### [Listing]
──────

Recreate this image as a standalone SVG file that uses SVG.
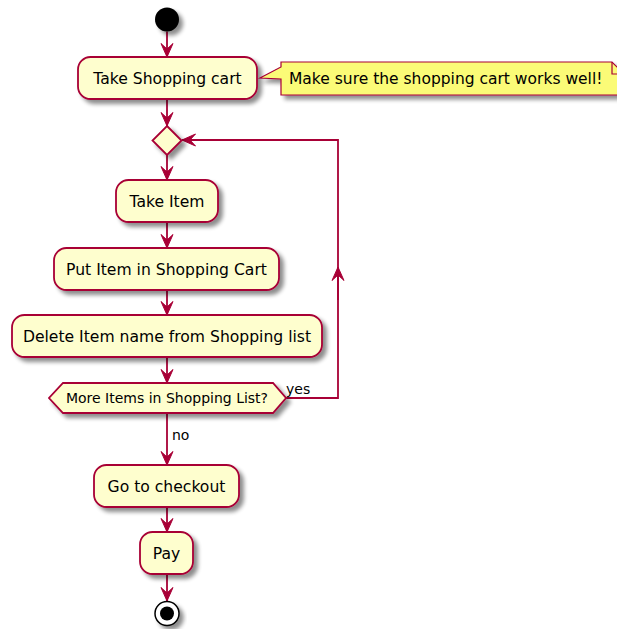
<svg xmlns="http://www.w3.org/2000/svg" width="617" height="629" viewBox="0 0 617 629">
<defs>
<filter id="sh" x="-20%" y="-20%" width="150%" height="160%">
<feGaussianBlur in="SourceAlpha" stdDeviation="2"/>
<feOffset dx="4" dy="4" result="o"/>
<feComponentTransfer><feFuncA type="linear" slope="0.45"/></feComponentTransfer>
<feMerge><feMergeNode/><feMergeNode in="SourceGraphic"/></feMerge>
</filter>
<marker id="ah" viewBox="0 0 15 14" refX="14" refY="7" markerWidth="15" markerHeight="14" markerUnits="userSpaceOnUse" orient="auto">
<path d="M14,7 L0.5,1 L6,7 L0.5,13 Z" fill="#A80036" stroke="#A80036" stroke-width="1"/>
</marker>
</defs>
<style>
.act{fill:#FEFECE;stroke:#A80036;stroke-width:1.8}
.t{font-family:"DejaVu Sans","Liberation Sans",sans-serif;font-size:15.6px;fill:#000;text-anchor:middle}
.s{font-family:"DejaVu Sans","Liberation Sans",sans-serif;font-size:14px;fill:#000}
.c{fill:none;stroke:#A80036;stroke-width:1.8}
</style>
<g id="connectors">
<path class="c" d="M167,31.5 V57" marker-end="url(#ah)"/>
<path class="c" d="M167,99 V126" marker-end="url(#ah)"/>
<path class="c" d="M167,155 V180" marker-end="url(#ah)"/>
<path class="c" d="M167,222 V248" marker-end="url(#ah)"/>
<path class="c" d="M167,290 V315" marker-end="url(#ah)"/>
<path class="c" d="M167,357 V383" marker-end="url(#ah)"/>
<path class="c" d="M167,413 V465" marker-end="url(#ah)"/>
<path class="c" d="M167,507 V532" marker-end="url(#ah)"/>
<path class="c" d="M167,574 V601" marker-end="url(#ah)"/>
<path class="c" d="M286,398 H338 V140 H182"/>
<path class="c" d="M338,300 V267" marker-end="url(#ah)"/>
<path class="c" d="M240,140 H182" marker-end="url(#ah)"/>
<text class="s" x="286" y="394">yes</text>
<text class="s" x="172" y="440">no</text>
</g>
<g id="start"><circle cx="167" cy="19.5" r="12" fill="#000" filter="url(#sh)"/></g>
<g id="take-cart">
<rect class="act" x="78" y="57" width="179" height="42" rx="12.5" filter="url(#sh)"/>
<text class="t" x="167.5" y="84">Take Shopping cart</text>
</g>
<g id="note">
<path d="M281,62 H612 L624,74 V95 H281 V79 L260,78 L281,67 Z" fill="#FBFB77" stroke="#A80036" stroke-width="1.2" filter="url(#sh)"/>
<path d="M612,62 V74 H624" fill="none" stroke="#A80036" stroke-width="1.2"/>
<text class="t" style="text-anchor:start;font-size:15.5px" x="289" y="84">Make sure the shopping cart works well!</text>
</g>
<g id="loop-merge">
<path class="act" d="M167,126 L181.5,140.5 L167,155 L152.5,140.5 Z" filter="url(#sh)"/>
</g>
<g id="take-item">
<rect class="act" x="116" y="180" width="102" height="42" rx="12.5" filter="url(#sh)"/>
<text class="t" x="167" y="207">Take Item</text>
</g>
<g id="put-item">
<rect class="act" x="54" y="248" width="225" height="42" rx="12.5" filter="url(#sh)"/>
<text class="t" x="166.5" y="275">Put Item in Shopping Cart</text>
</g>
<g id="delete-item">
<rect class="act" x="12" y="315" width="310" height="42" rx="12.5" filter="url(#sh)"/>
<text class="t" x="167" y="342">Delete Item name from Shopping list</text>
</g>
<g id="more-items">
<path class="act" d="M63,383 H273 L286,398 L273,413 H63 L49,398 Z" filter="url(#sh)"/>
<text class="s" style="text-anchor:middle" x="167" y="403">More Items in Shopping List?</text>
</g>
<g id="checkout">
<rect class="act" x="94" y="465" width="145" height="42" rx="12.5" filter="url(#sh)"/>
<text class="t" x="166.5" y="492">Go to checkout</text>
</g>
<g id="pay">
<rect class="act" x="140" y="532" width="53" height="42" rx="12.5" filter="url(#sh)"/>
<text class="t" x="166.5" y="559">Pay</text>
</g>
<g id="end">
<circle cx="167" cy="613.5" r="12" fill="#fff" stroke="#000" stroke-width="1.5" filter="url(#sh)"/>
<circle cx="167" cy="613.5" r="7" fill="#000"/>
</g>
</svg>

──────

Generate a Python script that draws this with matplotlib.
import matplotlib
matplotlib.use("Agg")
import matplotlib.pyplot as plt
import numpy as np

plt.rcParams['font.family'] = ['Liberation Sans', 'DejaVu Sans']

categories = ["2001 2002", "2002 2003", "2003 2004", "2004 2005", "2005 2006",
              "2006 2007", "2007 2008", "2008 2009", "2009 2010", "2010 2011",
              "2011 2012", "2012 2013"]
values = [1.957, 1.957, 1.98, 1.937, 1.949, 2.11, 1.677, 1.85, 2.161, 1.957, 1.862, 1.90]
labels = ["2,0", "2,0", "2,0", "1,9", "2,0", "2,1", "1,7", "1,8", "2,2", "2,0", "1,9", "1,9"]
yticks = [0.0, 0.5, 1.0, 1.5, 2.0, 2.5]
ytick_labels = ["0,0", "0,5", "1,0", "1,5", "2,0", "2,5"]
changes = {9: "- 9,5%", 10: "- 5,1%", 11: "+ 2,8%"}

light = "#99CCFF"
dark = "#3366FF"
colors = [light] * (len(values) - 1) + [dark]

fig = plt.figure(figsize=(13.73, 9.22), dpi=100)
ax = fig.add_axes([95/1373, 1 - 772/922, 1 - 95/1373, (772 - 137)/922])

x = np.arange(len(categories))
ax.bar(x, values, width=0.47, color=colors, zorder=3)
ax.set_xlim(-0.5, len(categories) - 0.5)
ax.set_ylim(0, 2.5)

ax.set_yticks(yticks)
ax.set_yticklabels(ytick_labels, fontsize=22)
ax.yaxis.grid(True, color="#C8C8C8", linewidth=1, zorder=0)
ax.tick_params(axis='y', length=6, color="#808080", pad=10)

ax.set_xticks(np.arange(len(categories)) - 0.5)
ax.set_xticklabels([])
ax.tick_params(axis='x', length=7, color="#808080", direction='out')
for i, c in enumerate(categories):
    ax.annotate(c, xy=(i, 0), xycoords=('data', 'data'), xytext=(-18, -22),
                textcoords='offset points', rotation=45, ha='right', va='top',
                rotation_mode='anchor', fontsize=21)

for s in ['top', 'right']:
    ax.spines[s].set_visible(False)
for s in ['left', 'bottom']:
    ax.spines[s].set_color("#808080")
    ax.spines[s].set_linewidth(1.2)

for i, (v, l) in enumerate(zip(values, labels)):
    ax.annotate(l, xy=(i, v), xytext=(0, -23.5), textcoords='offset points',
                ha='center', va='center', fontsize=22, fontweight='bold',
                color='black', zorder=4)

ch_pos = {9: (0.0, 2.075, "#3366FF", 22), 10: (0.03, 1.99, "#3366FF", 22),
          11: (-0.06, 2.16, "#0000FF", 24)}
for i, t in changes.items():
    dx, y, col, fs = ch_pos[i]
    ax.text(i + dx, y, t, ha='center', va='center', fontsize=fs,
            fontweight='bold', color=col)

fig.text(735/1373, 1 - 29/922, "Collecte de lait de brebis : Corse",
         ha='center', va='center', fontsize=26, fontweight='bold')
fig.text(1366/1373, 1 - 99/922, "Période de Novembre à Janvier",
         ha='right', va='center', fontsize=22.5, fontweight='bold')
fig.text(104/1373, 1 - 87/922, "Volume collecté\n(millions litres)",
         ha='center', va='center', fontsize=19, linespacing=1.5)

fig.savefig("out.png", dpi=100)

──────

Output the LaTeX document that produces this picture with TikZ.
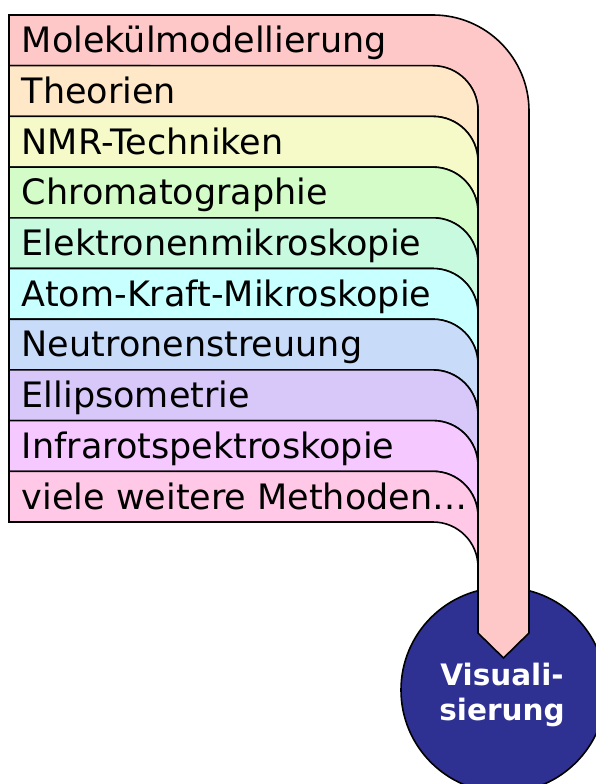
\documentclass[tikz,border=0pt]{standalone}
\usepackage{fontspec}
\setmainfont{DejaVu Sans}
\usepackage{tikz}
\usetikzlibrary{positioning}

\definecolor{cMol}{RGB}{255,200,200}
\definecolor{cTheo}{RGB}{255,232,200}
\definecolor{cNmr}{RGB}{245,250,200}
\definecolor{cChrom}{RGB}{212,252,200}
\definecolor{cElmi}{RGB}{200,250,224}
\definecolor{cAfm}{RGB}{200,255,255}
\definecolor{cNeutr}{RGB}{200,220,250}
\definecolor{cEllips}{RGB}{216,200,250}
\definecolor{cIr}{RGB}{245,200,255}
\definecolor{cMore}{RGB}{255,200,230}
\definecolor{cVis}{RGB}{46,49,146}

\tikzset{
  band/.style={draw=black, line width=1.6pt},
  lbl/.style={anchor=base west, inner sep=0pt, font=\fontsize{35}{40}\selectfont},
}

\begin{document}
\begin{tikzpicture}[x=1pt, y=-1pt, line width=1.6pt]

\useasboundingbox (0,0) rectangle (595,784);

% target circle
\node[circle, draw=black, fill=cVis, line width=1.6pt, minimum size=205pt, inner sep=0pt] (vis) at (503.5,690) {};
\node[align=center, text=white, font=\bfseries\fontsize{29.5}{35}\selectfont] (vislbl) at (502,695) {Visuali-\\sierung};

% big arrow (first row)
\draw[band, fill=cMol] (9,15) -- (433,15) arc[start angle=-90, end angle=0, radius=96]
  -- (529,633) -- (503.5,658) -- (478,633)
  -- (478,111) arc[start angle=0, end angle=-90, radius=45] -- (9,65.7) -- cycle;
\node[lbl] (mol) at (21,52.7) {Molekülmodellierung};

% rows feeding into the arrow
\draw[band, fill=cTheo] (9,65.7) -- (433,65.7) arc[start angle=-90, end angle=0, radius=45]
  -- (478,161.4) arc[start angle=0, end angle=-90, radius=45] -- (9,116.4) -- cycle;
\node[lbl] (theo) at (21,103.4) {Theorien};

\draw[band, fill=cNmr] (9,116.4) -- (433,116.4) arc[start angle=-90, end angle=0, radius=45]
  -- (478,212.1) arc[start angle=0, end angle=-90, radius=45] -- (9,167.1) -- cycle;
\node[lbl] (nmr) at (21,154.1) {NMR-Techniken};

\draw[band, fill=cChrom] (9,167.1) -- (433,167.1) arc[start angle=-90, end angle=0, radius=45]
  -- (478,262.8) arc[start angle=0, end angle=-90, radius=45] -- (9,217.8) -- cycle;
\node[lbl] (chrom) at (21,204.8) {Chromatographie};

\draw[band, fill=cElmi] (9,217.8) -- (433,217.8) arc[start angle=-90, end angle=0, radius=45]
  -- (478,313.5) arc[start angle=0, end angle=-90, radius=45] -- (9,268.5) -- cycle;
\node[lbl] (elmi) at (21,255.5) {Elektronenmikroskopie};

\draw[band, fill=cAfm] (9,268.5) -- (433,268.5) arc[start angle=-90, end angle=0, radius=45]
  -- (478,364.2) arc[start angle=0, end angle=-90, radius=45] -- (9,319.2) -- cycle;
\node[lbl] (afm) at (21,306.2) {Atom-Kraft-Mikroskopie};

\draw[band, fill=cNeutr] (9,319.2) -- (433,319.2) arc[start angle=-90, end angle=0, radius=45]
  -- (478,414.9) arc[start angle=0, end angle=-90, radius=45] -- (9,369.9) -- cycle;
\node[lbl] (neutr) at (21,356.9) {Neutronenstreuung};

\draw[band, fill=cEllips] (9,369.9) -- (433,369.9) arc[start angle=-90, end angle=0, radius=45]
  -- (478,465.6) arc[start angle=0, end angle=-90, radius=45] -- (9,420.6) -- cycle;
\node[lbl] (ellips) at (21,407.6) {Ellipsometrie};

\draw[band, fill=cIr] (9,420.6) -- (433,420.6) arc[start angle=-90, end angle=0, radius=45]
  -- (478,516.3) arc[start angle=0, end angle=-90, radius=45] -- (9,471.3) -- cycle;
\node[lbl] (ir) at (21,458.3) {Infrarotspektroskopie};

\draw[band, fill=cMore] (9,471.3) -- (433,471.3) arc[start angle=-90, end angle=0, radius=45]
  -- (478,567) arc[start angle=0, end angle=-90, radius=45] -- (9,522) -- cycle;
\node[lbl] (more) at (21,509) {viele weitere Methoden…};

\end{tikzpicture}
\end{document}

──────

### [Objective]
From the entries, copy out each line containing the word "that".

### [Correct answer]
Recreate this image as a standalone SVG file that uses SVG.
Generate a Python script that draws this with matplotlib.
Output the LaTeX document that produces this picture with TikZ.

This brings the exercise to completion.